▽

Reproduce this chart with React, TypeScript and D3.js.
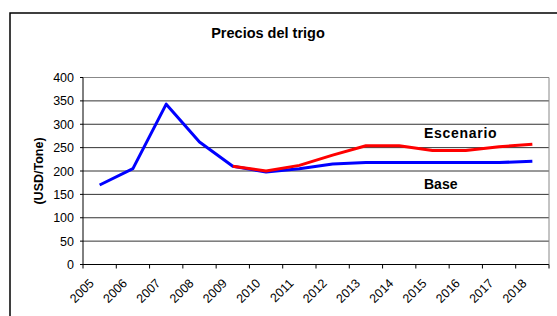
import React from "react";
import * as d3 from "d3";

const years = ["2005", "2006", "2007", "2008", "2009", "2010", "2011", "2012", "2013", "2014", "2015", "2016", "2017", "2018"];
const baseValues = [170, 205, 343, 262, 210, 198, 205, 215, 218, 218, 218, 218, 218, 221];
const escenarioValues: (number | null)[] = [null, null, null, null, 210, 200, 212, 234, 254, 254, 244, 244, 252, 257];
const yTicks = [0, 50, 100, 150, 200, 250, 300, 350, 400];

const W = 557;
const H = 316;
const plot = { left: 83, right: 549, top: 77.5, bottom: 264.5 };
const font = "'Liberation Sans', Arial, sans-serif";

export default function App() {
  const x = d3.scaleBand<string>().domain(years).range([plot.left, plot.right]);
  const y = d3.scaleLinear().domain([0, 400]).range([plot.bottom, plot.top]);
  const cx = (yr: string) => (x(yr) ?? 0) + x.bandwidth() / 2;

  const line = d3
    .line<number | null>()
    .defined((d) => d != null)
    .x((_, i) => cx(years[i]))
    .y((d) => y(d as number));

  return (
    <svg width={W} height={H} style={{ position: "absolute", left: 0, top: 0, background: "#fff" }}>
      <rect x={10} y={13} width={600} height={400} fill="#fff" stroke="#000" strokeWidth={1.5} />
      <text x={268} y={38} textAnchor="middle" fontFamily={font} fontSize={14.5} fontWeight="bold">
        Precios del trigo
      </text>

      {/* gridlines */}
      {yTicks.map((t) => (
        <line
          key={t}
          x1={plot.left}
          x2={plot.right}
          y1={y(t)}
          y2={y(t)}
          stroke={t === 400 ? "#888" : t === 0 ? "#000" : "#333"}
          strokeWidth={1}
        />
      ))}
      <line x1={plot.right} x2={plot.right} y1={plot.top} y2={plot.bottom} stroke="#888" />

      {/* y axis */}
      <line x1={plot.left} x2={plot.left} y1={plot.top} y2={plot.bottom} stroke="#000" />
      {yTicks.map((t) => (
        <g key={t}>
          <line x1={plot.left - 3} x2={plot.left} y1={y(t)} y2={y(t)} stroke="#000" />
          <text x={74} y={y(t) + 4.5} textAnchor="end" fontFamily={font} fontSize={12.5}>
            {t}
          </text>
        </g>
      ))}
      <text
        transform={`translate(43,${(plot.top + plot.bottom) / 2}) rotate(-90)`}
        textAnchor="middle"
        fontFamily={font}
        fontSize={12.5}
        fontWeight="bold"
      >
        (USD/Tone)
      </text>

      {/* x axis ticks */}
      {years.concat(["end"]).map((yr, i) => {
        const xx = plot.left + i * x.bandwidth();
        return <line key={yr} x1={xx} x2={xx} y1={plot.bottom} y2={plot.bottom + 4} stroke="#000" />;
      })}
      {years.map((yr) => (
        <text
          key={yr}
          transform={`translate(${cx(yr) - 5},284) rotate(-45)`}
          textAnchor="end"
          fontFamily={font}
          fontSize={12.5}
        >
          {yr}
        </text>
      ))}

      {/* series */}
      <path d={line(baseValues) ?? ""} fill="none" stroke="#0000ff" strokeWidth={3} strokeLinejoin="round" />
      <path d={line(escenarioValues) ?? ""} fill="none" stroke="#ff0000" strokeWidth={3} strokeLinejoin="round" />

      <text x={424} y={138} fontFamily={font} fontSize={14} fontWeight="bold" letterSpacing={0.7}>
        Escenario
      </text>
      <text x={424} y={189} fontFamily={font} fontSize={14} fontWeight="bold">
        Base
      </text>
    </svg>
  );
}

△

WHAT IS BEING ASKED —
Skip the pictures and restate exactly the lines from the beginning of the listing to the line with "300, 350, 400];", that line included.

ANSWER TO THE PROBLEM —
Reproduce this chart with React, TypeScript and D3.js.
import React from "react";
import * as d3 from "d3";

const years = ["2005", "2006", "2007", "2008", "2009", "2010", "2011", "2012", "2013", "2014", "2015", "2016", "2017", "2018"];
const baseValues = [170, 205, 343, 262, 210, 198, 205, 215, 218, 218, 218, 218, 218, 221];
const escenarioValues: (number | null)[] = [null, null, null, null, 210, 200, 212, 234, 254, 254, 244, 244, 252, 257];
const yTicks = [0, 50, 100, 150, 200, 250, 300, 350, 400];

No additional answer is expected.